Several studies have shown decreased pain scores with acupuncture. In two studies, there was a small decrease in symptoms with acupuncture vs sham (1 point in 1–10 scale of symptoms) [36, 37]. Roberts conducted a systematic review of treatment options for AIMSS and found that 4 of 6 studies examining the effects of acupuncture showed improvement in symptoms [32••].

Vitamin D

Vitamin D has not shown consistent improvement in symptoms, but a trial can be considered when other treatments are ineffective [37].

Omega 3 Fatty Acid

Omega 3 fatty acids have also been studied in treating AIMSS. A study by Shen et al. failed to show benefit of Omega 3 fatty acids compared to placebo in 249 patients. However, the authors did find an improvement in joint pain and stiffness and WOMAC scores among obese patients [38]. Another pilot study showed good tolerability of Omega 3 fatty acids and benefit on quality of life [39], suggesting that Omega 3 fatty acids can be considered for treatment of joint pain in patients treated with aromatase inhibitors.

Bisphosphonates

Bisphonates have the potential to decrease symptoms related to aromatase inhibitor arthralgia (AIA) due to their effects on improved bone density. A prospective phase II, single arm trial was aimed at evaluating the treatment with zoledronic acid in reducing the incidence of AIA. Fifty-nine postmenopausal women with breast cancer received zoledronic acid (4 mg i.v.) 1–2 weeks before letrozole and then after 6 months.
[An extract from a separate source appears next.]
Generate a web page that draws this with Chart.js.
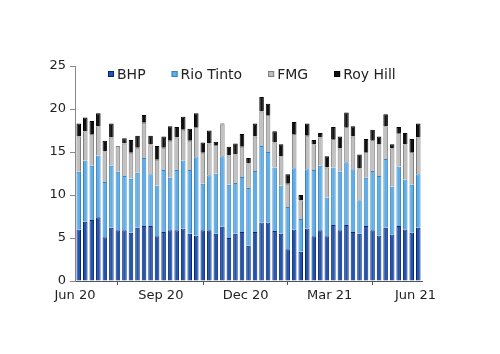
<!DOCTYPE html>
<html>
<head>
<meta charset="utf-8">
<script src="https://cdn.jsdelivr.net/npm/chart.js@4.4.1/dist/chart.umd.min.js"></script>
<style>
  html, body { margin: 0; padding: 0; background: #fff; }
  #wrap { width: 500px; height: 354px; position: relative; }
</style>
</head>
<body>
<div id="wrap"><canvas id="grafico"></canvas></div>
<script>
// semanas (sextas-feiras)
var _semanas = [
    "2020-06-05", "2020-06-12", "2020-06-19", "2020-06-26",
    "2020-07-03", "2020-07-10", "2020-07-17", "2020-07-24", "2020-07-31",
    "2020-08-07", "2020-08-14", "2020-08-21", "2020-08-28",
    "2020-09-04", "2020-09-11", "2020-09-18", "2020-09-25",
    "2020-10-02", "2020-10-09", "2020-10-16", "2020-10-23", "2020-10-30",
    "2020-11-06", "2020-11-13", "2020-11-20", "2020-11-27",
    "2020-12-04", "2020-12-11", "2020-12-18", "2020-12-25",
    "2021-01-01", "2021-01-08", "2021-01-15", "2021-01-22", "2021-01-29",
    "2021-02-05", "2021-02-12", "2021-02-19", "2021-02-26",
    "2021-03-05", "2021-03-12", "2021-03-19", "2021-03-26",
    "2021-04-02", "2021-04-09", "2021-04-16", "2021-04-23", "2021-04-30",
    "2021-05-07", "2021-05-14", "2021-05-21", "2021-05-28",
    "2021-06-04"
];

var _bhp = [
    6.0, 6.9, 7.1, 7.4, 5.1, 6.2, 5.9, 5.9, 5.6, 6.2, 6.4, 6.4, 5.2, 5.7,
    5.9, 5.9, 6.1, 5.5, 5.3, 5.9, 5.9, 5.5, 6.3, 5.0, 5.5, 5.7, 4.1, 5.7,
    6.8, 6.8, 5.8, 5.5, 3.7, 6.0, 3.4, 6.1, 5.2, 5.9, 5.2, 6.5, 5.9, 6.5,
    5.7, 5.5, 6.4, 5.9, 5.3, 6.2, 5.4, 6.4, 6.0, 5.6, 6.2
];
var _rioTinto = [
    6.7, 7.1, 6.3, 7.2, 6.4, 7.2, 6.8, 6.3, 6.3, 6.4, 7.9, 6.0, 5.9, 7.2,
    6.1, 7.0, 7.9, 7.4, 9.1, 5.4, 6.4, 7.0, 8.2, 6.2, 5.9, 6.4, 6.7, 7.1,
    8.9, 8.2, 7.4, 5.6, 4.9, 7.1, 3.8, 6.9, 7.7, 7.5, 4.5, 6.7, 6.8, 7.3,
    7.3, 3.9, 5.6, 6.9, 6.9, 8.0, 5.6, 6.9, 5.8, 5.6, 6.2
];
var _fmg = [
    4.1, 3.4, 3.7, 3.4, 3.6, 3.3, 3.0, 3.8, 3.0, 2.9, 4.1, 3.5, 3.0, 2.6,
    4.3, 3.8, 3.6, 3.4, 3.5, 3.6, 3.7, 3.3, 3.7, 3.4, 3.3, 3.5, 2.9, 4.0,
    4.0, 4.3, 2.9, 3.4, 2.7, 4.0, 2.2, 3.9, 3.0, 3.3, 3.5, 3.3, 2.7, 4.1,
    3.8, 3.7, 3.0, 3.6, 3.7, 3.8, 4.4, 3.9, 4.1, 3.8, 4.3
];
var _royHill = [
    1.5, 1.6, 1.5, 1.5, 1.2, 1.6, 0.0, 0.6, 1.5, 1.4, 0.9, 1.0, 1.6, 1.3,
    1.7, 1.2, 1.5, 1.4, 1.6, 1.2, 1.5, 0.4, 0.1, 1.0, 1.3, 1.5, 0.6, 1.5,
    1.7, 1.3, 1.3, 1.4, 1.1, 1.4, 0.6, 1.4, 0.5, 0.5, 1.3, 1.4, 1.4, 1.7,
    1.2, 1.6, 1.5, 1.2, 0.9, 1.4, 0.5, 0.7, 1.3, 1.5, 1.6
];

// marcas do eixo x (inicio de cada trimestre)
var _ticksDatas = ["2020-06-01", "2020-09-01", "2020-12-01", "2021-03-01", "2021-06-01"];
var _ticksLabels = ["Jun 20", "Sep 20", "Dec 20", "Mar 21", "Jun 21"];

var _inicio = Date.UTC(2020, 5, 1);

function dias(str) {
    var p = str.split("-");
    return (Date.UTC(+p[0], +p[1] - 1, +p[2]) - _inicio) / 86400000;
}

function montaSerie(valores) {
    return valores.map(function (v, i) {
        return { x: dias(_semanas[i]), y: v };
    });
}

var _fonte = { family: "DejaVu Sans", size: 13 };

// legenda desenhada dentro da area do grafico, na horizontal
var legendaInterna = {
    id: "legendaInterna",
    afterDraw: function (chart) {
        var ctx = chart.ctx;
        var area = chart.chartArea;
        var sets = chart.data.datasets;
        ctx.save();
        ctx.font = "14px 'DejaVu Sans'";
        ctx.textBaseline = "middle";
        var box = 6, gapTexto = 3, gapItem = 26;
        var total = 0;
        sets.forEach(function (ds, i) {
            total += box + gapTexto + ctx.measureText(ds.label).width;
            if (i < sets.length - 1) total += gapItem;
        });
        var x = Math.round((area.left + area.right) / 2 + 3 - total / 2);
        var y = area.top + 8;
        sets.forEach(function (ds) {
            ctx.fillStyle = ds.backgroundColor;
            ctx.fillRect(x, y - box / 2, box, box);
            ctx.strokeStyle = ds.borderColor;
            ctx.lineWidth = 1;
            ctx.strokeRect(x + 0.5, y - box / 2 + 0.5, box - 1, box - 1);
            x += box + gapTexto;
            ctx.fillStyle = "#222";
            ctx.fillText(ds.label, x, y + 1);
            x += ctx.measureText(ds.label).width + gapItem;
        });
        ctx.restore();
    }
};

new Chart(document.getElementById("grafico"), {
    type: "bar",
    data: {
        datasets: [
            { label: "BHP", data: montaSerie(_bhp), backgroundColor: "#1f55ab", borderColor: "#0b237a", borderWidth: 1 },
            { label: "Rio Tinto", data: montaSerie(_rioTinto), backgroundColor: "#5dade6", borderColor: "#3a83c4", borderWidth: 1 },
            { label: "FMG", data: montaSerie(_fmg), backgroundColor: "#bfbfbf", borderColor: "#7f7f7f", borderWidth: 1 },
            { label: "Roy Hill", data: montaSerie(_royHill), backgroundColor: "#111111", borderColor: "#000000", borderWidth: 1 }
        ]
    },
    plugins: [legendaInterna],
    options: {
        responsive: true,
        maintainAspectRatio: false,
        animation: false,
        datasets: {
            bar: { barPercentage: 0.7, categoryPercentage: 1 }
        },
        layout: { padding: { left: 25, right: 78, top: 66, bottom: 0 } },
        plugins: {
            tooltip: { enabled: false },
            legend: { display: false }
        },
        scales: {
            x: {
                type: "linear",
                stacked: true,
                min: 0,
                max: 372,
                offset: false,
                afterBuildTicks: function (scale) {
                    scale.ticks = _ticksDatas.map(function (d) { return { value: dias(d) }; });
                },
                afterFit: function (scale) { scale.height = 73; },
                ticks: {
                    autoSkip: false,
                    maxRotation: 0,
                    font: _fonte,
                    color: "#222",
                    padding: 3,
                    callback: function (v) {
                        var i = _ticksDatas.map(dias).indexOf(v);
                        return i >= 0 ? _ticksLabels[i] : "";
                    }
                },
                grid: { display: true, drawOnChartArea: false, drawTicks: true, tickLength: 4, color: "#555" },
                border: { display: true, color: "#555" }
            },
            y: {
                stacked: true,
                min: 0,
                max: 25,
                afterFit: function (scale) { scale.width = 50; },
                ticks: { stepSize: 5, font: _fonte, color: "#222", padding: 4 },
                grid: { display: true, drawOnChartArea: false, drawTicks: true, tickLength: 5, color: "#888" },
                border: { display: true, color: "#888" }
            }
        }
    }
});
</script>
</body>
</html>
A significantly lower incidence of AIA at a 1-year follow-up was shown in patients receiving zoledronic acid, compared with controls. [40].

Conclusion

Aromatase inhibitors are common treatments for estrogen receptor-positive breast cancers and can reduce the risk of breast cancer recurrence and improve survival. However, side effects may lead to premature discontinuation of therapy, placing patients at risk for increased morbidity and mortality related to their cancer. Common side effects of aromatase inhibitors include bone loss and musculoskeletal symptoms, known as aromatase inhibitor musculoskeletal syndrome (AIMSS). This syndrome consists of joint pain and stiffness, myalgia, tendonopathy, bone loss, carpal tunnel syndrome, and rarely tendon or muscle tears. Due to the relatively high prevalence of this syndrome (20–60%), patients should be educated about the possible symptoms prior to starting aromatase inhibitors. At this time, mechanisms of this syndrome are unknown. Proposed etiologies include estrogen deficiency, inflammation, and genetic factors. Effective treatments include switching aromatase inhibitors, exercise, acupuncture, and duloxetine. There is less evidence to support the use of bisphosphonates, prednisone, NSAIDS, OMEGA 3 fatty acids, and vitamin D, but they can be considered in appropriate populations. Bone density should also be assessed in patients receiving aromatase inhibitors through history and bone density examination. As we study the incidence of side effects of these medications including bone loss and AIMSS and determine the mechanisms and treatment options, we will decrease the incidence of patients who stop treatment prematurely. Patients can then complete their full treatment course with improved symptoms, quality of life, and survival.